Not only does Lausanne host the HQ of the International Olympic Committee (IOC) and Court of Arbitration for Sport (CAS), other international sport associations include the European Athletics Association (EAA), the International Baseball Federation (IBAF), the International Federation for Equestrian Sports, the International Fencing Federation, the International Golf Federation, the International Federation of Gymnastics, the International Hockey Federation and the International Rowing Federation. There’s also the International Skating Union (ISU), the International Swimming Federation, the International Table Tennis Federation (ITTF), the International Triathlon Union (ITU), the International University Sports Federation (FISU), the International Volleyball Federation, the World Air Sports Federation and the World Archery Federation!

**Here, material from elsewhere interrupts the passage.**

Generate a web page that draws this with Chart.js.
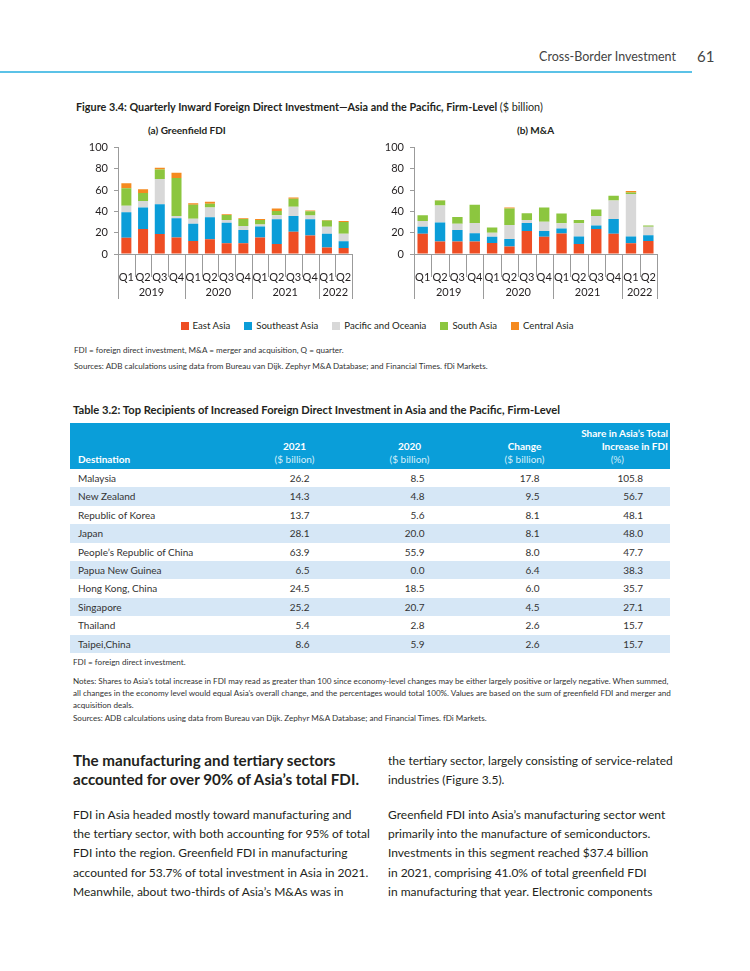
<!DOCTYPE html>
<html>
<head>
<meta charset="utf-8">
<script src="https://cdn.jsdelivr.net/npm/chart.js@4.4.1/dist/chart.umd.min.js"></script>
<style>
  body { margin:0; width:750px; height:971px; background:#fff; font-family:Lato, "Open Sans", sans-serif; color:#231f20; position:relative; overflow:hidden; }
  .abs { position:absolute; white-space:nowrap; }
  .hdr { top:49px; right:74px; font-size:12.5px; color:#444; }
  .pg { top:47px; left:697px; font-size:15px; color:#444; }
  .rule { top:71px; left:0; width:692px; height:1.5px; background:#5bc2e7; }
  .figt { top:100px; left:76px; font-size:10.8px; font-weight:bold; }
  .figt span { font-weight:normal; }
  .sub { top:124px; font-size:10px; font-weight:bold; }
  canvas { position:absolute; }
  .legend { top:320px; left:0; width:754px; display:flex; justify-content:center; font-size:9.6px; }
  .legend div { margin:0 7px; display:flex; align-items:center; }
  .legend i { display:inline-block; width:8px; height:8px; margin-right:4px; }
  .note { font-size:8.1px; color:#333; }
  .tt { top:403px; left:73px; font-size:11.2px; font-weight:bold; }
  table { position:absolute; top:423px; left:70px; width:600px; border-collapse:collapse; font-size:10px; table-layout:fixed; }
  th { background:#0a9ed9; color:#fff; font-weight:bold; height:43px; vertical-align:bottom; padding:0 4px 3px 8px; line-height:13px; text-align:center; white-space:nowrap; }
  th .u { font-weight:normal; color:#d4eef9; }
  td { height:18.4px; padding:0 4px 0 8px; text-align:center; line-height:18.4px; color:#333; white-space:nowrap; }
  td:first-child, th:first-child { text-align:left; }
  td span { display:inline-block; width:30px; text-align:right; }
  tr.b td { background:#d6e7f6; }
  .h2 { top:751px; left:73px; font-size:15.2px; font-weight:bold; line-height:19px; color:#231f20; }
  .body { font-size:12px; line-height:19.2px; color:#231f20; }
</style>
</head>
<body>
<div class="abs hdr">Cross-Border Investment</div>
<div class="abs pg">61</div>
<div class="abs rule"></div>
<div class="abs figt">Figure 3.4: Quarterly Inward Foreign Direct Investment—Asia and the Pacific, Firm-Level <span>($ billion)</span></div>
<div class="abs sub" style="left:148px">(a) Greenfield FDI</div>
<div class="abs sub" style="left:517px">(b) M&amp;A</div>
<canvas id="chartA" width="290" height="170" style="left:76px;top:135px;width:290px;height:170px"></canvas>
<canvas id="chartB" width="300" height="170" style="left:372px;top:135px;width:300px;height:170px"></canvas>
<div class="abs legend" id="legend"></div>
<div class="abs note" style="top:345px;left:74px">FDI = foreign direct investment, M&amp;A = merger and acquisition, Q = quarter.</div>
<div class="abs note" style="top:361px;left:74px">Sources: ADB calculations using data from Bureau van Dijk. Zephyr M&amp;A Database; and Financial Times. fDi Markets.</div>

<div class="abs tt">Table 3.2: Top Recipients of Increased Foreign Direct Investment in Asia and the Pacific, Firm-Level</div>
<table id="tbl">
  <colgroup><col style="width:165px"><col style="width:115px"><col style="width:115px"><col style="width:115px"><col style="width:90px"></colgroup>
  <thead><tr>
    <th>Destination</th>
    <th>2021<br><span class="u">($ billion)</span></th>
    <th>2020<br><span class="u">($ billion)</span></th>
    <th>Change<br><span class="u">($ billion)</span></th>
    <th style="text-align:right;padding-right:2px;padding-left:0">Share in Asia’s Total<br>Increase in FDI<br><span class="u" style="padding-right:44px">(%)</span></th>
  </tr></thead>
  <tbody id="tbody"></tbody>
</table>
<div class="abs note" style="top:657px;left:73px">FDI = foreign direct investment.</div>
<div class="abs note" style="top:675px;left:73px;line-height:12px">Notes: Shares to Asia’s total increase in FDI may read as greater than 100 since economy-level changes may be either largely positive or largely negative. When summed,<br>all changes in the economy level would equal Asia’s overall change, and the percentages would total 100%. Values are based on the sum of greenfield FDI and merger and<br>acquisition deals.</div>
<div class="abs note" style="top:713px;left:73px">Sources: ADB calculations using data from Bureau van Dijk. Zephyr M&amp;A Database; and Financial Times. fDi Markets.</div>

<div class="abs h2">The manufacturing and tertiary sectors<br>accounted for over 90% of Asia’s total FDI.</div>
<div class="abs body" style="top:751px;left:388px">the tertiary sector, largely consisting of service-related<br>industries (Figure 3.5).</div>
<div class="abs body" style="top:805px;left:73px">FDI in Asia headed mostly toward manufacturing and<br>the tertiary sector, with both accounting for 95% of total<br>FDI into the region. Greenfield FDI in manufacturing<br>accounted for 53.7% of total investment in Asia in 2021.<br>Meanwhile, about two-thirds of Asia’s M&amp;As was in</div>
<div class="abs body" style="top:805px;left:388px">Greenfield FDI into Asia’s manufacturing sector went<br>primarily into the manufacture of semiconductors.<br>Investments in this segment reached $37.4 billion<br>in 2021, comprising 41.0% of total greenfield FDI<br>in manufacturing that year. Electronic components</div>

<script>
var quarters = ["Q1", "Q2", "Q3", "Q4", "Q1", "Q2", "Q3", "Q4", "Q1", "Q2", "Q3", "Q4", "Q1", "Q2"]
var years = ["2019", "2020", "2021", "2022"]
var yearQuarters = [4, 4, 4, 2]
var regions = ["East Asia", "Southeast Asia", "Pacific and Oceania", "South Asia", "Central Asia"]
var regionColors = ["#ee4e24", "#0b9dd8", "#d8d8d8", "#8cc63f", "#f58a1f"]
var yTicks = [0, 20, 40, 60, 80, 100]

// (a) Greenfield FDI, $ billion
var gfEast = [15.2, 23.4, 18.7, 15.5, 12.3, 13.9, 10.1, 10.1, 15.5, 9.5, 20.9, 17.4, 6.0, 5.7]
var gfSoutheast = [24.0, 20.3, 28.1, 18.0, 16.2, 20.6, 19.3, 12.4, 10.4, 23.1, 14.9, 15.2, 13.0, 6.3]
var gfPacific = [6.1, 6.0, 23.8, 2.3, 4.7, 9.2, 2.6, 3.8, 1.9, 3.8, 8.5, 3.5, 6.6, 7.0]
var gfSouth = [16.4, 7.6, 8.8, 35.7, 13.0, 3.5, 4.7, 6.6, 4.2, 4.1, 7.6, 4.1, 6.0, 11.0]
var gfCentral = [4.8, 3.5, 1.6, 4.8, 1.6, 1.8, 0.6, 0.6, 0.9, 2.2, 1.3, 0.6, 0.4, 1.0]

// (b) M&A, $ billion
var maEast = [19.0, 11.7, 11.7, 11.7, 10.4, 7.0, 21.5, 16.1, 19.3, 9.5, 23.4, 19.0, 10.1, 12.3]
var maSoutheast = [6.6, 18.0, 10.8, 7.9, 5.7, 7.2, 7.6, 5.4, 4.7, 7.0, 3.5, 13.9, 6.4, 5.4]
var maPacific = [5.4, 15.9, 6.0, 9.5, 3.8, 13.0, 2.9, 8.9, 4.8, 12.3, 8.9, 17.4, 39.8, 7.9]
var maSouth = [5.4, 4.7, 6.3, 17.1, 5.1, 15.5, 6.3, 13.3, 9.2, 3.2, 6.0, 4.4, 1.6, 1.3]
var maCentral = [0, 0.3, 0, 0, 0, 1.0, 0, 0, 0, 0, 0, 0, 1.3, 0]

// table 3.2
var destinations = ["Malaysia", "New Zealand", "Republic of Korea", "Japan", "People’s Republic of China", "Papua New Guinea", "Hong Kong, China", "Singapore", "Thailand", "Taipei,China"]
var val2021 = ["26.2", "14.3", "13.7", "28.1", "63.9", "6.5", "24.5", "25.2", "5.4", "8.6"]
var val2020 = ["8.5", "4.8", "5.6", "20.0", "55.9", "0.0", "18.5", "20.7", "2.8", "5.9"]
var valChange = ["17.8", "9.5", "8.1", "8.1", "8.0", "6.4", "6.0", "4.5", "2.6", "2.6"]
var valShare = ["105.8", "56.7", "48.1", "48.0", "47.7", "38.3", "35.7", "27.1", "15.7", "15.7"]

var axisGrey = "#9b9b9b"
var tickFont = { family: "Lato", size: 11 }

// year row + quarter separators under the x axis
var yearAxisPlugin = {
    id: "yearAxis",
    afterDraw: function (chart) {
        var x = chart.scales.x
        var ctx = chart.ctx
        var base = chart.chartArea.bottom
        var step = x.getPixelForValue(1) - x.getPixelForValue(0)
        var yearEdges = [0]
        yearQuarters.forEach(function (n, i) { yearEdges.push(yearEdges[i] + n) })
        ctx.save()
        ctx.strokeStyle = axisGrey
        ctx.lineWidth = 1
        for (var b = 0; b <= quarters.length; b++) {
            var px = Math.round(x.getPixelForValue(b) - step / 2) + 0.5
            var len = yearEdges.indexOf(b) >= 0 ? 45 : 23
            ctx.beginPath()
            ctx.moveTo(px, base)
            ctx.lineTo(px, base + len)
            ctx.stroke()
        }
        ctx.fillStyle = "#231f20"
        ctx.font = "11px Lato"
        ctx.textAlign = "center"
        ctx.textBaseline = "middle"
        years.forEach(function (y, i) {
            var mid = (x.getPixelForValue(yearEdges[i]) + x.getPixelForValue(yearEdges[i + 1] - 1)) / 2
            ctx.fillText(y, mid, base + 38)
        })
        ctx.restore()
    }
}

function makeChart(id, series, rightPad) {
    var datasets = series.map(function (data, i) {
        return {
            label: regions[i],
            data: data,
            backgroundColor: regionColors[i],
            borderWidth: 0,
            barPercentage: 0.6,
            categoryPercentage: 1,
        }
    })
    return new Chart(document.getElementById(id).getContext("2d"), {
        type: "bar",
        data: { labels: quarters, datasets: datasets },
        options: {
            responsive: false,
            animation: false,
            layout: { padding: { top: 2, right: rightPad, left: 0, bottom: 0 } },
            plugins: { legend: { display: false }, tooltip: { enabled: false } },
            scales: {
                x: {
                    stacked: true,
                    grid: { display: false },
                    border: { display: true, color: axisGrey },
                    ticks: { font: tickFont, color: "#231f20", padding: 9, maxRotation: 0, autoSkip: false },
                    afterFit: function (s) { s.height = 51 },
                },
                y: {
                    stacked: true,
                    min: 0,
                    max: 100,
                    afterBuildTicks: function (s) { s.ticks = yTicks.map(function (v) { return { value: v } }) },
                    grid: { drawOnChartArea: false, drawTicks: true, tickLength: 4, color: axisGrey },
                    border: { display: true, color: axisGrey },
                    ticks: { font: tickFont, color: "#231f20", padding: 6 },
                    afterFit: function (s) { s.width = 42 },
                },
            },
        },
        plugins: [yearAxisPlugin],
    })
}

makeChart("chartA", [gfEast, gfSoutheast, gfPacific, gfSouth, gfCentral], 14)
makeChart("chartB", [maEast, maSoutheast, maPacific, maSouth, maCentral], 15)

var legend = document.getElementById("legend")
regions.forEach(function (r, i) {
    legend.insertAdjacentHTML("beforeend", '<div><i style="background:' + regionColors[i] + '"></i>' + r + '</div>')
})

var tbody = document.getElementById("tbody")
destinations.forEach(function (d, i) {
    tbody.insertAdjacentHTML("beforeend", '<tr class="' + (i % 2 ? "b" : "") + '"><td>' + d + '</td><td><span>' + val2021[i] + '</span></td><td><span>' + val2020[i] + '</span></td><td><span>' + valChange[i] + '</span></td><td><span style="width:32px">' + valShare[i] + '</span></td></tr>')
})
</script>
</body>
</html>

Lausanne plays host to some world class education and research establishments including private schools attended by students from around the world.
These include the Swiss Federal Institute of Technology in Lausanne (EPFL), the University of Lausanne (UNIL), the HEC Lausanne, Faculty of Business and Economics of the University of Lausanne, the University Hospital of Lausanne (CHUV), a hospital centre with associated research, and École hôtelière de Lausanne (EHL). There is also the École cantonale d’art de Lausanne (ECAL), the International Institute for Management Development (IMD), the Swiss Graduate School of Public Administration (IDHEAP), AISTS (International Academy of Sports Science and Technology) and the Business School Lausanne (BSL).
Lausanne is also home to a campus of the University of the Nations and Pepperdine University maintains an international study campus in Lausanne.
International schools include École française de Lausanne-Valmont, Lycée Pareto (Italian school), Brillantmont International School, International School of Lausanne, Collège Champittet, Vinet and Alphalif.